Plus de 48 % des répondants annoncent avoir déjà déposé un dossier d'activité partielle et 30 % l'envisagent d'ici fin avril, si la situation ne s'améliore pas. « Et ça pourrait être 100 % si la crise se poursuit en mai », précise Amélie Leclercq.

Points de vigilance

« Quant à l'impact sur le business à l'international, on est dans une crise mondiale, donc les entreprises commerçant avec la zone Asie ont bien sûr ressenti l'impact les premières, ajoute la DG de Digital 113. Elles ont vu leur activité décroître à mesure de l'application des mesures de confinement dans les pays asiatiques et de la fermeture des usines. Cela a notamment impacté toute l'activité hardware provenant de Chine... Certaines ont des craintes sur l'Inde et bien sûr sur les États-Unis... S'ajoute à ça le ralentissement du trafic aérien. Certaines entreprises parlent de crise cardiaque de l'économie mondiale. »

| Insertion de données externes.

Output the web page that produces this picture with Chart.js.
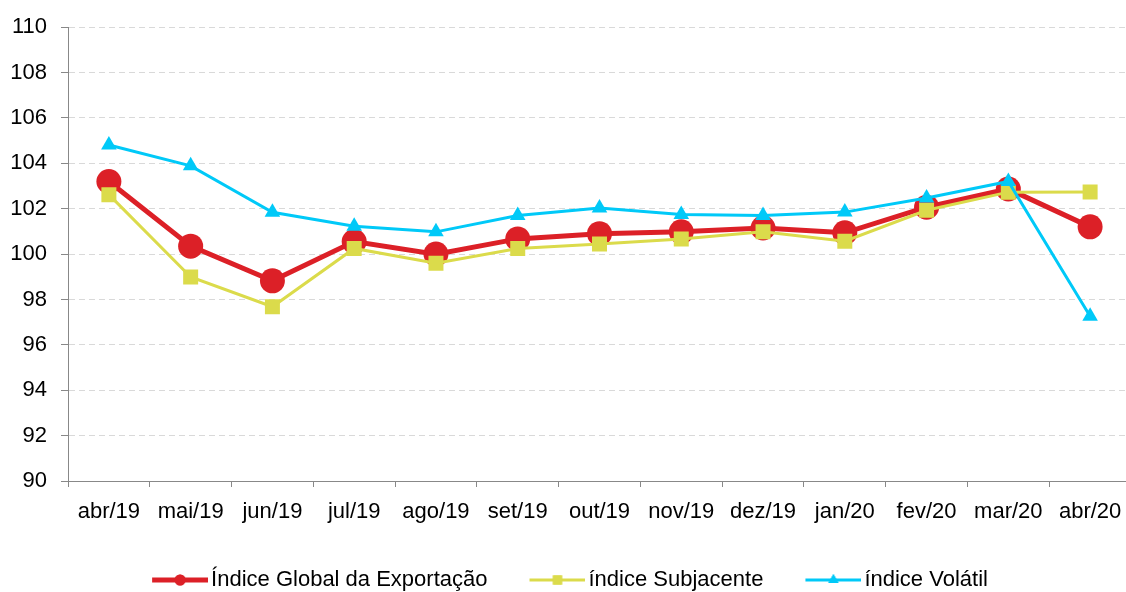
<!DOCTYPE html>
<html>
<head>
<meta charset="utf-8">
<script src="https://cdn.jsdelivr.net/npm/chart.js@4/dist/chart.umd.min.js"></script>
<style>
  html, body { margin: 0; padding: 0; background: #fff; overflow: hidden; }
  #wrap { position: relative; width: 1148px; height: 601px; }
</style>
</head>
<body>
<div id="wrap"><canvas id="c"></canvas></div>
<script>
const categories = ['abr/19','mai/19','jun/19','jul/19','ago/19','set/19','out/19','nov/19','dez/19','jan/20','fev/20','mar/20','abr/20'];
const globalIdx = [103.2, 100.35, 98.82, 100.55, 100.0, 100.67, 100.9, 100.98, 101.15, 100.94, 102.07, 102.87, 101.2];
const subjacente = [102.62, 98.99, 97.68, 100.25, 99.6, 100.25, 100.45, 100.67, 100.98, 100.57, 101.93, 102.73, 102.74];
const volatil = [104.81, 103.89, 101.84, 101.23, 100.98, 101.7, 102.03, 101.74, 101.7, 101.85, 102.47, 103.2, 97.26];
const seriesNames = ['Índice Global da Exportação', 'índice Subjacente', 'índice Volátil'];
const yTicks = [90, 92, 94, 96, 98, 100, 102, 104, 106, 108, 110];

const RED = '#dc2027', YEL = '#dbdb4b', BLUE = '#00c9f8';
const FONT = '"Liberation Sans", Arial, sans-serif';

function legendIcon(color, lw, style, r) {
  const cv = document.createElement('canvas');
  cv.width = 60; cv.height = 24;
  const ctx = cv.getContext('2d');
  ctx.strokeStyle = color; ctx.fillStyle = color; ctx.lineWidth = lw;
  ctx.beginPath(); ctx.moveTo(4, 12); ctx.lineTo(60, 12); ctx.stroke();
  Chart.helpers.drawPoint(ctx, {pointStyle: style, radius: r, borderWidth: 0}, 32, 12);
  ctx.fill();
  return cv;
}

const ds = [
  {label: seriesNames[0], data: globalIdx, borderColor: RED, backgroundColor: RED, borderWidth: 5,
   pointStyle: 'circle', pointRadius: 12.5, pointHoverRadius: 12.5, pointBorderWidth: 0, order: 3},
  {label: seriesNames[1], data: subjacente, borderColor: YEL, backgroundColor: YEL, borderWidth: 3,
   pointStyle: 'rect', pointRadius: 10.6, pointHoverRadius: 10.6, pointBorderWidth: 0, order: 2},
  {label: seriesNames[2], data: volatil, borderColor: BLUE, backgroundColor: BLUE, borderWidth: 3,
   pointStyle: 'triangle', pointRadius: 9, pointHoverRadius: 9, pointBorderWidth: 0, order: 1}
];
const icons = [legendIcon(RED, 5, 'circle', 5.5), legendIcon(YEL, 3, 'rect', 6.5), legendIcon(BLUE, 3, 'triangle', 6)];

new Chart(document.getElementById('c'), {
  type: 'line',
  data: {labels: categories, datasets: ds},
  options: {
    responsive: true, maintainAspectRatio: false, animation: false,
    layout: {padding: {top: 21, left: 0, right: 4, bottom: 0}},
    elements: {line: {tension: 0}},
    plugins: {
      tooltip: {enabled: false},
      legend: {
        position: 'bottom',
        labels: {
          usePointStyle: true, pointStyleWidth: 44, padding: 46,
          color: '#000', font: {family: FONT, size: 22},
          generateLabels: (chart) => chart.data.datasets.map((d, i) => ({
            text: d.label, pointStyle: icons[i], fillStyle: d.borderColor, strokeStyle: d.borderColor,
            lineWidth: 0, hidden: false, datasetIndex: i, fontColor: '#000'
          }))
        }
      }
    },
    scales: {
      x: {
        offset: true,
        grid: {display: true, drawOnChartArea: false, offset: true, tickLength: 6, tickColor: '#888', tickBorderDash: []},
        border: {display: true, color: '#888', width: 1},
        ticks: {color: '#000', font: {family: FONT, size: 22}, padding: 12, maxRotation: 0, autoSkip: false},
        afterFit: (s) => { s.height = 42; }
      },
      y: {
        min: 90, max: 110,
        afterBuildTicks: (s) => { s.ticks = yTicks.map(v => ({value: v})); },
        grid: {color: '#d9d9d9', lineWidth: 1, tickLength: 7, tickColor: '#888', tickBorderDash: []},
        border: {display: true, color: '#888', width: 1, dash: [6, 4]},
        ticks: {color: '#000', font: {family: FONT, size: 22}, padding: 14},
        afterFit: (s) => { s.width = 68; }
      },
      y2: {
        position: 'right', display: true,
        grid: {display: false}, ticks: {display: false}, border: {display: false},
        afterFit: (s) => { s.width = 13; }
      }
    }
  }
});
</script>
</body>
</html>
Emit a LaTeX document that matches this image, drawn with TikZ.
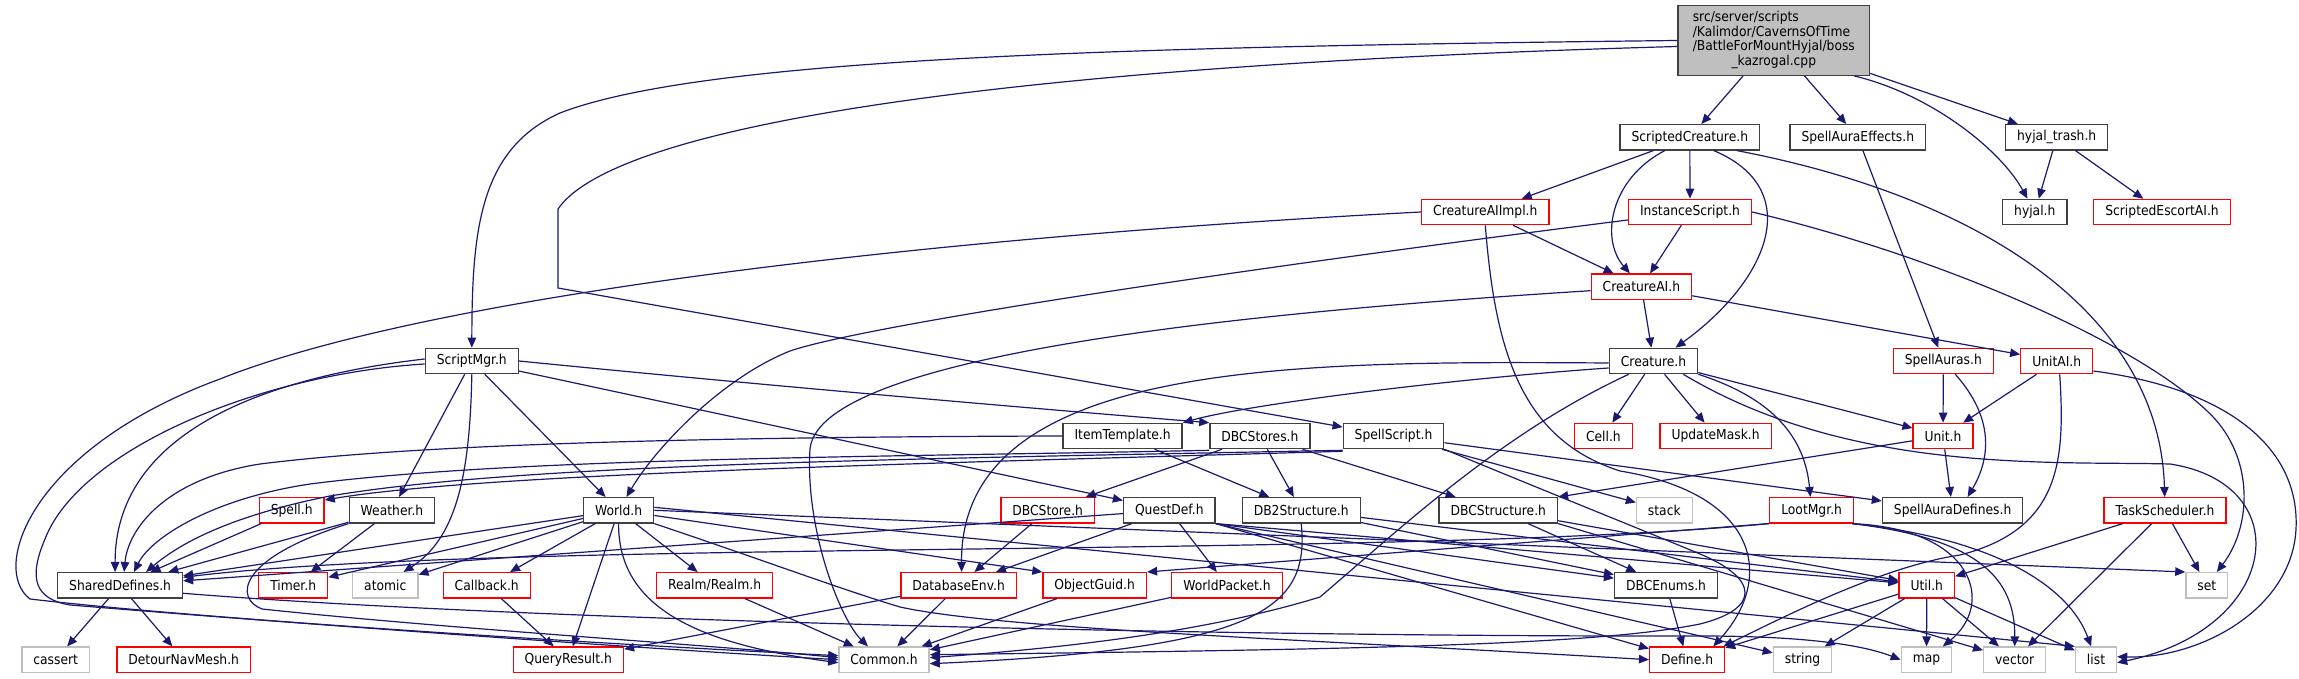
\documentclass[tikz,border=0pt]{standalone}
\usepackage{fontspec}
\setmainfont{DejaVu Sans}[FakeStretch=0.9]
\usetikzlibrary{arrows.meta}
\definecolor{edgeblue}{HTML}{191970}
\definecolor{sysgray}{HTML}{BFBFBF}
\definecolor{darkframe}{HTML}{404040}

\begin{document}
\begin{tikzpicture}[
  x=1pt, y=1pt,
  hdr/.style={rectangle, draw=darkframe, fill=white, line width=1.3pt, minimum height=25.3pt,
    inner xsep=11.5pt, inner ysep=0pt, font=\fontsize{13.7}{14.8}\selectfont},
  redhdr/.style={hdr, draw=red},
  syshdr/.style={hdr, draw=sysgray},
  rootbox/.style={hdr, fill=sysgray, minimum height=69.6pt, minimum width=191.6pt},
  inc/.style={draw=edgeblue, line width=1.2pt, -{Triangle[length=10pt,width=8.5pt]}}
]
  \useasboundingbox (0,0) rectangle (2299,679);

  % the .cpp file
  \node[rootbox] (root) at (1773.8,638.5) {\begin{tabular}{@{}l@{}}src/server/scripts\\/Kalimdor/CavernsOfTime\\/BattleForMountHyjal/boss\\\multicolumn{1}{@{}c@{}}{\_kazrogal.cpp}\end{tabular}};

  % rows 1-3
  \node[hdr] (sc) at (1689.8,541.7) {ScriptedCreature.h};
  \node[hdr] (sae) at (1857.8,541.7) {SpellAuraEffects.h};
  \node[hdr] (htrash) at (2056.7,541.7) {hyjal\_trash.h};
  \node[redhdr] (caiimpl) at (1485.3,467) {CreatureAIImpl.h};
  \node[redhdr] (iscript) at (1690,467) {InstanceScript.h};
  \node[hdr] (hyjal) at (2034.8,467) {hyjal.h};
  \node[redhdr] (escort) at (2162,467) {ScriptedEscortAI.h};
  \node[redhdr] (cai) at (1641.4,392.3) {CreatureAI.h};

  % row 4
  \node[hdr] (smgr) at (471.8,318) {ScriptMgr.h};
  \node[hdr] (creature) at (1653.5,318) {Creature.h};
  \node[redhdr] (sauras) at (1943.3,318) {SpellAuras.h};
  \node[redhdr] (unitai) at (2056.7,318) {UnitAI.h};

  % row 5
  \node[hdr] (itemt) at (1122.6,243) {ItemTemplate.h};
  \node[hdr] (dbcstores) at (1259.9,243) {DBCStores.h};
  \node[hdr] (sscript) at (1393.5,243) {SpellScript.h};
  \node[redhdr] (cell) at (1603.4,243) {Cell.h};
  \node[redhdr] (umask) at (1715.6,243) {UpdateMask.h};
  \node[redhdr] (unit) at (1943,243) {Unit.h};

  % row 6
  \node[redhdr] (spell) at (291.7,168.7) {Spell.h};
  \node[hdr] (weather) at (392,168.7) {Weather.h};
  \node[hdr] (world) at (618.6,168.7) {World.h};
  \node[redhdr] (dbcstore) at (1047.7,168.7) {DBCStore.h};
  \node[hdr] (questdef) at (1169.3,168.7) {QuestDef.h};
  \node[hdr] (db2s) at (1301.2,168.7) {DB2Structure.h};
  \node[hdr] (dbcs) at (1498.3,168.7) {DBCStructure.h};
  \node[syshdr] (stack) at (1664.3,168.7) {stack};
  \node[redhdr] (loot) at (1811.6,168.7) {LootMgr.h};
  \node[hdr] (sadef) at (1952.6,168.7) {SpellAuraDefines.h};
  \node[redhdr] (tasks) at (2165,168.7) {TaskScheduler.h};

  % row 7
  \node[hdr] (shdef) at (120.1,93.7) {SharedDefines.h};
  \node[redhdr] (timer) at (293.2,93.7) {Timer.h};
  \node[syshdr] (atomic) at (385.3,93.7) {atomic};
  \node[redhdr] (callback) at (486.7,93.7) {Callback.h};
  \node[redhdr] (realm) at (714.6,93.7) {Realm/Realm.h};
  \node[redhdr] (dbenv) at (958.6,93.7) {DatabaseEnv.h};
  \node[redhdr] (oguid) at (1094.7,93.7) {ObjectGuid.h};
  \node[redhdr] (wpacket) at (1227,93.7) {WorldPacket.h};
  \node[hdr] (dbcenums) at (1666,93.7) {DBCEnums.h};
  \node[redhdr] (util) at (1926.8,93.7) {Util.h};
  \node[syshdr] (set) at (2206.8,93.7) {set};

  % row 8
  \node[syshdr] (cassert) at (55.7,19.3) {cassert};
  \node[redhdr] (detour) at (183.7,19.3) {DetourNavMesh.h};
  \node[redhdr] (qresult) at (568.3,19.3) {QueryResult.h};
  \node[syshdr] (common) at (884,19.3) {Common.h};
  \node[redhdr] (define) at (1687.1,19.3) {Define.h};
  \node[syshdr] (string) at (1802.5,19.3) {string};
  \node[syshdr] (map) at (1926.5,19.3) {map};
  \node[syshdr] (vector) at (2014.7,19.3) {vector};
  \node[syshdr] (list) at (2096,19.3) {list};

  % includes of the .cpp file
  \draw[inc] (root) -- (sc);
  \draw[inc] (root) -- (sae);
  \draw[inc] ([xshift=-16pt]root.south east) .. controls (1930,585) and (2000,530) .. (hyjal);
  \draw[inc] (root) -- (htrash);
  \draw[inc] (root.west) .. controls (1100,632) and (700,620) .. (560,566) .. controls (480,530) and (472,450) .. (smgr);
  \draw[inc] ([yshift=-6pt]root.west) .. controls (1050,615) and (620,560) .. (558,470) -- (558,391) -- (sscript);

  % ScriptedCreature.h and its neighbours
  \draw[inc] (sc) -- (caiimpl);
  \draw[inc] ([xshift=-25pt]sc.south) .. controls (1610,500) and (1600,440) .. (cai);
  \draw[inc] (sc) -- (iscript);
  \draw[inc] ([xshift=24pt]sc.south) .. controls (1805,490) and (1770,400) .. ([xshift=22pt]creature.north);
  \draw[inc] ([xshift=47pt]sc.south) .. controls (1990,480) and (2160,360) .. (tasks);
  \draw[inc] (sae) -- (sauras);
  \draw[inc] (htrash) -- (hyjal);
  \draw[inc] (htrash) -- (escort);

  % CreatureAIImpl.h, InstanceScript.h, CreatureAI.h
  \draw[inc] (caiimpl) -- (cai);
  \draw[inc] (caiimpl.west) .. controls (900,440) and (420,380) .. (220,300) .. controls (30,230) and (-10,110) .. (30,80) .. controls (200,60) and (600,35) .. ([yshift=4pt]common.west);
  \draw[inc] (caiimpl.south) .. controls (1495,330) and (1520,240) .. (1620,208) .. controls (1760,185) and (1775,100) .. ([xshift=-12pt]define.north east);
  \draw[inc] (iscript) -- (cai);
  \draw[inc] ([yshift=-8pt]iscript.west) .. controls (1200,405) and (860,352) .. (790,328) .. controls (720,300) and (655,230) .. (world);
  \draw[inc] (iscript.east) .. controls (1950,420) and (2150,330) .. (2215,260) .. controls (2255,215) and (2250,150) .. ([xshift=10pt]set.north);
  \draw[inc] (cai) -- (creature);
  \draw[inc] (cai) -- (unitai);
  \draw[inc] ([yshift=-4pt]cai.west) .. controls (1300,370) and (820,330) .. (810,230) .. controls (805,150) and (840,60) .. ([xshift=-16pt]common.north);

  % ScriptMgr.h
  \draw[inc] ([yshift=-3pt]smgr.west) .. controls (260,305) and (80,230) .. (45,140) .. controls (28,100) and (35,80) .. (70,74) .. controls (300,55) and (650,30) .. (common.west);
  \draw[inc] ([yshift=2pt]smgr.west) .. controls (250,300) and (115,240) .. ([xshift=-5pt]shdef.north);
  \draw[inc] (smgr) -- (weather);
  \draw[inc] (smgr.south) .. controls (470,200) and (455,140) .. ([xshift=-15pt]atomic.north east);
  \draw[inc] (smgr) -- (world);
  \draw[inc] (smgr.east) .. controls (800,290) and (1100,265) .. (dbcstores.north west);
  \draw[inc] (smgr) -- (questdef);

  % Creature.h
  \draw[inc] (creature) -- (cell);
  \draw[inc] (creature) -- (umask);
  \draw[inc] (creature) -- (unit);
  \draw[inc] (creature.south east) .. controls (1775,280) and (1805,240) .. (loot);
  \draw[inc] ([yshift=-7pt]creature.west) .. controls (1450,300) and (1250,275) .. (itemt.north east);
  \draw[inc] ([yshift=-2pt]creature.west) .. controls (1300,318) and (960,320) .. ([xshift=3pt]dbenv.north);
  \draw[inc] ([xshift=20pt]creature.south west) .. controls (1500,245) and (1400,150) .. (1320,82) .. controls (1200,45) and (1050,30) .. ([yshift=2pt]common.east);
  \draw[inc] ([xshift=-15pt]creature.south east) .. controls (1850,205) and (2050,218) .. (2170,215) .. controls (2300,195) and (2280,50) .. ([yshift=-3pt]list.east);

  % UnitAI.h, SpellAuras.h, Unit.h
  \draw[inc] (unitai) -- (unit);
  \draw[inc] ([yshift=-10pt]unitai.east) .. controls (2230,290) and (2300,230) .. (2296,150) .. controls (2292,70) and (2200,20) .. ([yshift=3pt]list.east);
  \draw[inc] ([xshift=3pt]unitai.south) .. controls (2065,220) and (2062,150) .. (1960,124) .. controls (1880,112) and (1780,60) .. ([xshift=-2pt]define.north east);
  \draw[inc] (sauras) -- (unit);
  \draw[inc] ([xshift=12pt]sauras.south) .. controls (1995,260) and (1990,220) .. ([xshift=15pt]sadef.north);
  \draw[inc] (unit) -- (sadef);
  \draw[inc] (unit) -- (dbcs.north east);

  % ItemTemplate.h, DBCStores.h, SpellScript.h
  \draw[inc] (itemt.west) .. controls (700,242) and (420,235) .. (260,215) .. controls (165,200) and (128,150) .. ([xshift=4pt]shdef.north);
  \draw[inc] (itemt) -- (db2s);
  \draw[inc] (dbcstores) -- (dbcstore);
  \draw[inc] (dbcstores) -- (db2s);
  \draw[inc] (dbcstores) -- (dbcs);
  \draw[inc] ([yshift=-1pt]dbcstores.south west) .. controls (900,222) and (520,222) .. (310,195) .. controls (210,180) and (150,140) .. ([xshift=14pt]shdef.north);
  \draw[inc] ([yshift=-1pt]sscript.south west) .. controls (900,220) and (520,215) .. (330,183) .. controls (240,165) and (185,140) .. ([xshift=26pt]shdef.north);
  \draw[inc] ([yshift=-2pt]sscript.south west) .. controls (900,215) and (480,205) .. ([yshift=-3pt]spell.north east);
  \draw[inc] (sscript) -- (stack);
  \draw[inc] (sscript) -- (sadef);
  \draw[inc] (sscript.south east) .. controls (1540,190) and (1640,150) .. (1700,125) .. controls (1760,100) and (1760,70) .. (1700,55) .. controls (1600,35) and (1400,30) .. ([yshift=5pt]common.east);

  % Spell.h, Weather.h, World.h
  \draw[inc] (spell) -- (shdef);
  \draw[inc] (weather) -- (shdef);
  \draw[inc] (weather) -- (timer);
  \draw[inc] (weather.south west) .. controls (235,120) and (235,80) .. (262,70) .. controls (450,50) and (700,35) .. ([yshift=2pt]common.west);
  \draw[inc] (world) -- (shdef);
  \draw[inc] (world) -- (timer);
  \draw[inc] (world) -- (atomic);
  \draw[inc] (world) -- (callback);
  \draw[inc] (world) -- (qresult);
  \draw[inc] (world) -- (realm);
  \draw[inc] (world) -- (oguid.north west);
  \draw[inc] (world.east) -- (set.north west);
  \draw[inc] ([yshift=3pt]world.east) -- (list.north west);
  \draw[inc] (world.south) .. controls (618,70) and (700,35) .. ([yshift=-3pt]common.west);
  \draw[inc] (world.south east) .. controls (760,120) and (840,90) .. (900,72) .. controls (1000,50) and (1300,40) .. (define.west);

  % QuestDef.h, DB2Structure.h, DBCStructure.h
  \draw[inc] (questdef) -- (shdef);
  \draw[inc] (questdef) -- (dbenv);
  \draw[inc] (questdef) -- (wpacket);
  \draw[inc] (questdef.south east) -- (dbcenums);
  \draw[inc] (questdef.south east) -- (util);
  \draw[inc] (questdef.south east) -- (string);
  \draw[inc] (questdef.south east) -- (define);
  \draw[inc] (db2s) -- (dbcenums);
  \draw[inc] (db2s) -- (util);
  \draw[inc] (db2s.south) .. controls (1310,70) and (1260,30) .. ([yshift=-4pt]common.east);
  \draw[inc] (dbcs) -- (dbcenums);
  \draw[inc] (dbcs) -- (util);
  \draw[inc] (dbcs.south east) -- (vector);

  % LootMgr.h, TaskScheduler.h
  \draw[inc] (loot.south west) .. controls (1400,120) and (500,140) .. ([yshift=8pt]shdef.east);
  \draw[inc] (loot.south west) -- (oguid.north east);
  \draw[inc] ([xshift=-2pt]loot.south east) .. controls (1975,150) and (1995,75) .. (map);
  \draw[inc] ([xshift=-2pt]loot.south east) .. controls (1980,140) and (2015,100) .. (vector);
  \draw[inc] ([xshift=-2pt]loot.south east) .. controls (2000,140) and (2070,90) .. (list);
  \draw[inc] (tasks) -- (util);
  \draw[inc] (tasks) -- (vector);
  \draw[inc] (tasks) -- (set);

  % bottom rows
  \draw[inc] ([yshift=-8pt]shdef.east) .. controls (500,60) and (1200,42) .. (1700,43) .. controls (1800,43) and (1860,35) .. (map.west);
  \draw[inc] (shdef) -- (cassert);
  \draw[inc] (shdef) -- (detour);
  \draw[inc] (util) -- (string);
  \draw[inc] (util) -- (map);
  \draw[inc] (util) -- (vector);
  \draw[inc] (util) -- (list);
  \draw[inc] (util) -- (define);
  \draw[inc] (dbcenums) -- (define);
  \draw[inc] (dbcstore) -- (dbenv);
  \draw[inc] (dbenv) -- (common);
  \draw[inc] (dbenv) -- (qresult);
  \draw[inc] (oguid) -- (common);
  \draw[inc] (wpacket) -- (common);
  \draw[inc] (realm) -- (common);
  \draw[inc] (callback) -- (qresult);
\end{tikzpicture}
\end{document}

Pour finir, l'enquête liste les principaux points de vigilance des entreprises numériques : des difficultés de trésorerie qui surviendront dès avril, d'autant que certaines jeunes entreprises ne sont pas éligibles aux dispositifs de soutien, la crainte que les clients ne paient pas les factures pour préserver de leurs propres finances, que les grands donneurs d'ordres arrêtent les programmes de R&D et ne les redémarrent pas, la difficulté d'engager ou de poursuivre des levées de fonds, l'appréhension de la réaction des actionnaires, et la crainte de licenciements dans le courant de l'été.

Travailler sur la sortie de crise

« Nous allons travailler maintenant sur les axes de reprise, de rebond : R&D, services, SaaS, etc., conclut Emmanuel Mouton, le président de Digital 113. Beaucoup d'entreprises ont pris conscience de la nécessité d'avoir des outils numériques. A nous d'anticiper pour répondre rapidement à leurs attentes en matière de télétravail, de pilotage à distance, etc. »

Alice Vilcot, chargée de mission innovation et numérique à la Direccte Occitanie, souligne la nécessité de faire un suivi des entreprises : « On essaie de voir avec préfecture pour créer une plate-forme permettant de suivre les entreprises du panel pour qu'elles puissent mettre leurs informations à jour ».